Only a woman married better than fourteen years can know a man well enough to handle him so badly. She was aware that she was wrong but that was quite overridden by the fact that she was logical. It would not be logical to continue her patience, so patience was at an end. “That which offendeth thee, cast it out, yea, even thine eye and thy right hand.” She realized too late that the news was so inextricably part of her husband that in casting it out she cast him out too. And out he went, while whitely she listened to the rumble of the garage door, the car door speaking its sharp syllables, clear as Exit in a play script; the keen of a starter, the mourn of a motor.
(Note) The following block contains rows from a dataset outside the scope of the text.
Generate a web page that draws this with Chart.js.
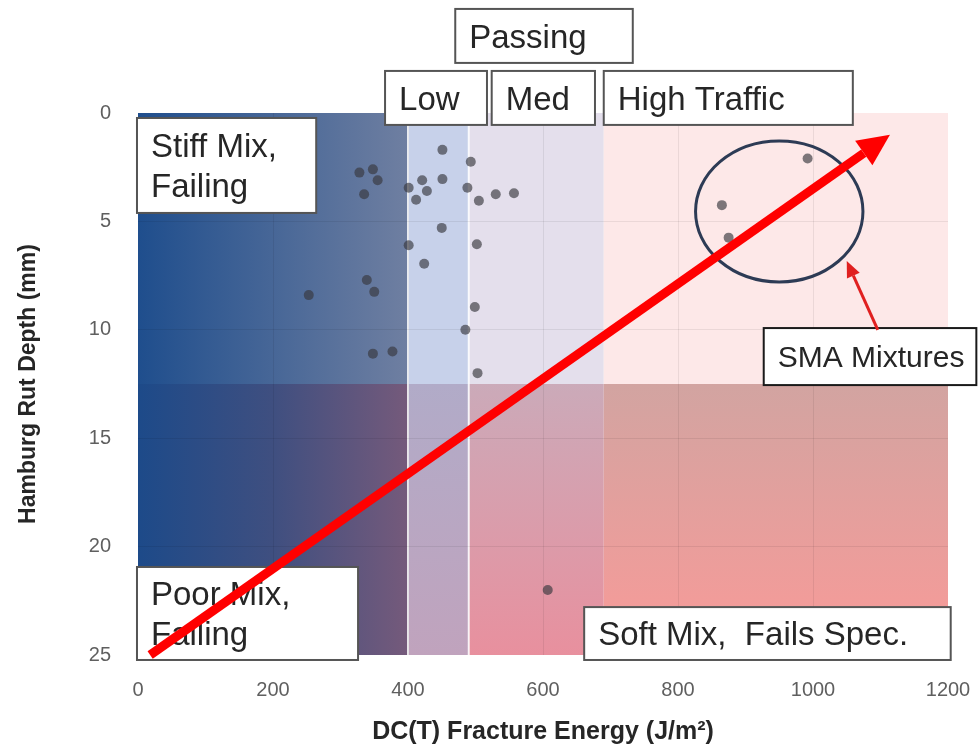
<!DOCTYPE html>
<html>
<head>
<meta charset="utf-8">
<script src="https://cdn.jsdelivr.net/npm/chart.js@4.4.1/dist/chart.umd.min.js"></script>
<style>
  html, body { margin: 0; padding: 0; background: #fff; }
</style>
</head>
<body>
<canvas id="rutChart" width="979" height="750"></canvas>
<script>
// DC(T) fracture energy (J/m2) vs Hamburg rut depth (mm)
const fractureEnergy = [451, 493, 328, 348, 355, 335, 401, 421, 428, 451, 412, 488, 505, 530, 557, 450, 401, 502, 424, 339, 350, 253, 499, 485, 348, 377, 503, 607];
const rutDepth = [1.7, 2.25, 2.75, 2.6, 3.1, 3.75, 3.45, 3.1, 3.6, 3.05, 4.0, 3.45, 4.05, 3.75, 3.7, 5.3, 6.1, 6.05, 6.95, 7.7, 8.25, 8.4, 8.95, 10.0, 11.1, 11.0, 12.0, 22.0];
const smaEnergy = [992, 865, 875];
const smaRut = [2.1, 4.25, 5.75];

const xTicks = [0, 200, 400, 600, 800, 1000, 1200];
const yTicks = [0, 5, 10, 15, 20, 25];
const trafficLimits = [400, 490, 690]; // low / med / high traffic
const rutLimit = 12.5;

const FONT = '"Liberation Sans", Arial, sans-serif';

function toPoints(xs, ys) {
    return xs.map((v, i) => ({ x: v, y: ys[i] }));
}

// background zones
const zonePlugin = {
    id: 'zones',
    beforeDraw(chart) {
        const { ctx, scales: { x, y } } = chart;
        const xs = [0, ...trafficLimits, 1200].map(v => x.getPixelForValue(v));
        const y0 = y.getPixelForValue(0), ym = y.getPixelForValue(rutLimit), y1 = y.getPixelForValue(25);
        ctx.save();
        let g = ctx.createLinearGradient(xs[0], 0, xs[1], 0);
        g.addColorStop(0, '#1f4e8d');
        g.addColorStop(1, '#6f7fa1');
        ctx.fillStyle = g;
        ctx.fillRect(xs[0], y0, xs[1] - xs[0], ym - y0);
        g = ctx.createLinearGradient(xs[0], 0, xs[1], 0);
        g.addColorStop(0, '#1d4a89');
        g.addColorStop(0.5, '#3f4f80');
        g.addColorStop(1, '#755a7b');
        ctx.fillStyle = g;
        ctx.fillRect(xs[0], ym, xs[1] - xs[0], y1 - ym);

        const topCols = ['#c7d1ea', '#e4dfec', '#fde8e8'];
        const botCols = [['#b1abc8', '#c0a3bd'], ['#cbaab9', '#e8909e'], ['#d2a4a1', '#f99a98']];
        for (let i = 1; i < 4; i++) {
            ctx.fillStyle = topCols[i - 1];
            ctx.fillRect(xs[i], y0, xs[i + 1] - xs[i], ym - y0);
            g = ctx.createLinearGradient(0, ym, 0, y1);
            g.addColorStop(0, botCols[i - 1][0]);
            g.addColorStop(1, botCols[i - 1][1]);
            ctx.fillStyle = g;
            ctx.fillRect(xs[i], ym, xs[i + 1] - xs[i], y1 - ym);
        }
        ctx.strokeStyle = 'rgba(255,255,255,0.85)';
        ctx.lineWidth = 2;
        [xs[1], xs[2]].forEach(px => {
            ctx.beginPath();
            ctx.moveTo(px, y0);
            ctx.lineTo(px, y1);
            ctx.stroke();
        });
        ctx.restore();
    }
};

const boxes = [
    { lines: ['Passing'], x0: 470, x1: 733, y0: -4.8, y1: -2.31 },
    { lines: ['Low'], x0: 366, x1: 517, y0: -1.94, y1: 0.55 },
    { lines: ['Med'], x0: 524, x1: 677, y0: -1.94, y1: 0.55 },
    { lines: ['High Traffic'], x0: 690, x1: 1059, y0: -1.94, y1: 0.55 },
    { lines: ['Stiff Mix,', 'Failing'], x0: -1.5, x1: 264, y0: 0.23, y1: 4.61 },
    { lines: ['Poor Mix,', 'Failing'], x0: -1.5, x1: 326, y0: 20.94, y1: 25.23 },
    { lines: ['Soft Mix,  Fails Spec.'], x0: 661, x1: 1204, y0: 22.79, y1: 25.23 },
    { lines: ['SMA Mixtures'], x0: 927, x1: 1242, y0: 9.92, y1: 12.55, size: 30, edge: '#1a1a1a' }
];

function drawBox(ctx, b, x, y) {
    const l = x.getPixelForValue(b.x0), r = x.getPixelForValue(b.x1);
    const t = y.getPixelForValue(b.y0), btm = y.getPixelForValue(b.y1);
    ctx.fillStyle = '#fff';
    ctx.fillRect(l, t, r - l, btm - t);
    ctx.strokeStyle = b.edge || '#555';
    ctx.lineWidth = 2;
    ctx.strokeRect(l, t, r - l, btm - t);
    const size = b.size || 33;
    ctx.font = size + 'px ' + FONT;
    ctx.fillStyle = '#262626';
    ctx.textAlign = 'left';
    ctx.textBaseline = 'alphabetic';
    const gap = size * 1.2, cap = size * 0.716;
    const first = (t + btm) / 2 - (b.lines.length - 1) * gap / 2 + cap / 2;
    b.lines.forEach((s, i) => ctx.fillText(s, l + 14, first + i * gap));
}

function drawArrow(ctx, x1, y1, x2, y2, w, headLen, headHalf, color) {
    const ang = Math.atan2(y2 - y1, x2 - x1);
    const bx = x2 - headLen * Math.cos(ang), by = y2 - headLen * Math.sin(ang);
    ctx.strokeStyle = color;
    ctx.fillStyle = color;
    ctx.lineWidth = w;
    ctx.lineCap = 'butt';
    ctx.beginPath();
    ctx.moveTo(x1, y1);
    ctx.lineTo(bx, by);
    ctx.stroke();
    ctx.beginPath();
    ctx.moveTo(x2, y2);
    ctx.lineTo(bx + headHalf * Math.sin(ang), by - headHalf * Math.cos(ang));
    ctx.lineTo(bx - headHalf * Math.sin(ang), by + headHalf * Math.cos(ang));
    ctx.closePath();
    ctx.fill();
}

const notesPlugin = {
    id: 'notes',
    afterDraw(chart) {
        const { ctx, scales: { x, y } } = chart;
        ctx.save();
        boxes.forEach(b => drawBox(ctx, b, x, y));

        // SMA ellipse
        const cx = x.getPixelForValue(950), cy = y.getPixelForValue(4.54);
        const rx = x.getPixelForValue(950 + 124) - cx, ry = y.getPixelForValue(4.54 + 3.25) - cy;
        ctx.strokeStyle = '#2d3b55';
        ctx.lineWidth = 3;
        ctx.beginPath();
        ctx.ellipse(cx, cy, rx, ry, 0, 0, Math.PI * 2);
        ctx.stroke();

        // pointer to the SMA group
        drawArrow(ctx, x.getPixelForValue(1096), y.getPixelForValue(10.0),
            x.getPixelForValue(1050), y.getPixelForValue(6.83), 3, 16, 7, '#e02020');

        // big trend arrow
        drawArrow(ctx, x.getPixelForValue(18), y.getPixelForValue(25.0),
            x.getPixelForValue(1114), y.getPixelForValue(1.0), 9, 32, 15, '#ff0000');
        ctx.restore();
    }
};

const gridColor = ctx => (ctx.tick && (ctx.index === 0 || ctx.index === ctx.scale.ticks.length - 1)) ? 'rgba(0,0,0,0)' : 'rgba(0,0,0,0.07)';

new Chart(document.getElementById('rutChart').getContext('2d'), {
    type: 'scatter',
    data: {
        datasets: [{
            label: 'Mixtures',
            data: toPoints(fractureEnergy, rutDepth),
            backgroundColor: 'rgba(55,55,62,0.65)',
            borderWidth: 0,
            pointRadius: 5
        }, {
            label: 'SMA Mixtures',
            data: toPoints(smaEnergy, smaRut),
            backgroundColor: 'rgba(55,55,62,0.65)',
            borderWidth: 0,
            pointRadius: 5
        }]
    },
    options: {
        responsive: false,
        animation: false,
        layout: { padding: { top: 113, right: 31, left: 0, bottom: 0 } },
        plugins: {
            legend: { display: false },
            tooltip: { enabled: false }
        },
        scales: {
            x: {
                type: 'linear',
                min: 0,
                max: 1200,
                afterBuildTicks: s => { s.ticks = xTicks.map(v => ({ value: v })); },
                afterFit: s => { s.height = 95; s.paddingLeft = 0; s.paddingRight = 0; },
                grid: { color: gridColor, drawTicks: false },
                border: { display: false },
                ticks: { padding: 23, color: '#5f5f5f', font: { family: FONT, size: 20 }, callback: v => String(v) },
                title: {
                    display: true,
                    text: 'DC(T) Fracture Energy (J/m²)',
                    color: '#262626',
                    font: { family: FONT, size: 25, weight: 'bold' },
                    padding: { top: 0, bottom: 3 }
                }
            },
            y: {
                type: 'linear',
                reverse: true,
                min: 0,
                max: 25,
                afterBuildTicks: s => { s.ticks = yTicks.map(v => ({ value: v })); },
                afterFit: s => { s.width = 138; s.paddingTop = 0; s.paddingBottom = 0; },
                grid: { color: gridColor, drawTicks: false },
                border: { display: false },
                ticks: { padding: 27, color: '#5f5f5f', font: { family: FONT, size: 20 }, callback: v => String(v) },
                title: {
                    display: true,
                    text: 'Hamburg Rut Depth (mm)',
                    color: '#262626',
                    font: { family: FONT, size: 23, weight: 'bold' },
                    padding: { top: 15, bottom: 0 }
                }
            }
        }
    },
    plugins: [zonePlugin, notesPlugin]
});
</script>
</body>
</html>
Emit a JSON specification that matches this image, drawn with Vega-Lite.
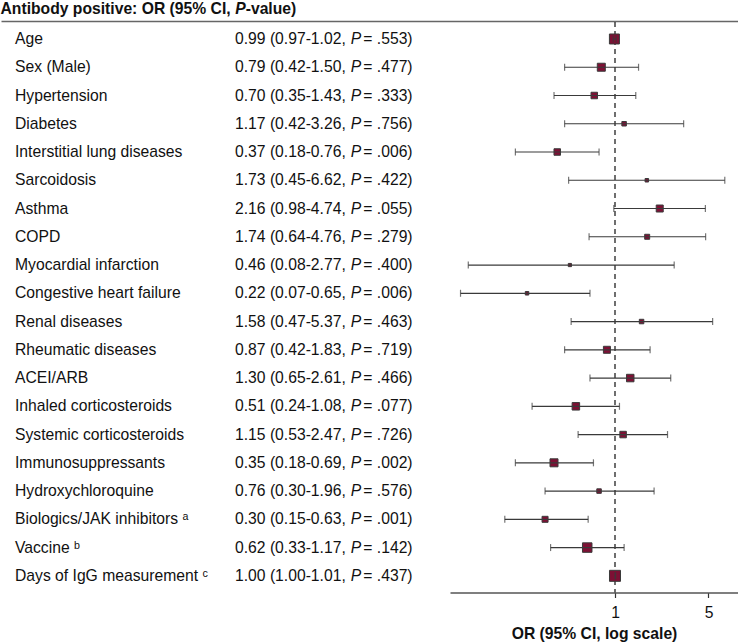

She said she was glad and went in the kitchen and tipped the useless ivory radio off the shelf and retired, weeping.
And yet, because true life offers few clean cuts, she saw him once more. At seven minutes to 3:00 in the morning she became aware of faint music from somewhere; unaccountably it frightened her, and she tiptoed about the house looking for it. It wasn’t in the house, so she pulled on MacLyle’s trench coat and crept down the steps into the garage. And there, just outside in the driveway, where steel beams couldn’t interfere with radio reception, the car stood where it had been all along, and MacLyle was in the driver’s seat dozing over the wheel. The music came from the car radio. She drew the coat tighter around her and went to the car and opened the door and spoke his name. At just that moment the radio said “… and now the news” and MacLyle sat bolt upright and shh’d furiously. She fell back and stood a moment in a strange transition from unconditional surrender to total defeat. Then he shut the car door and bent forward, his hand on the volume control, and she went back into the house.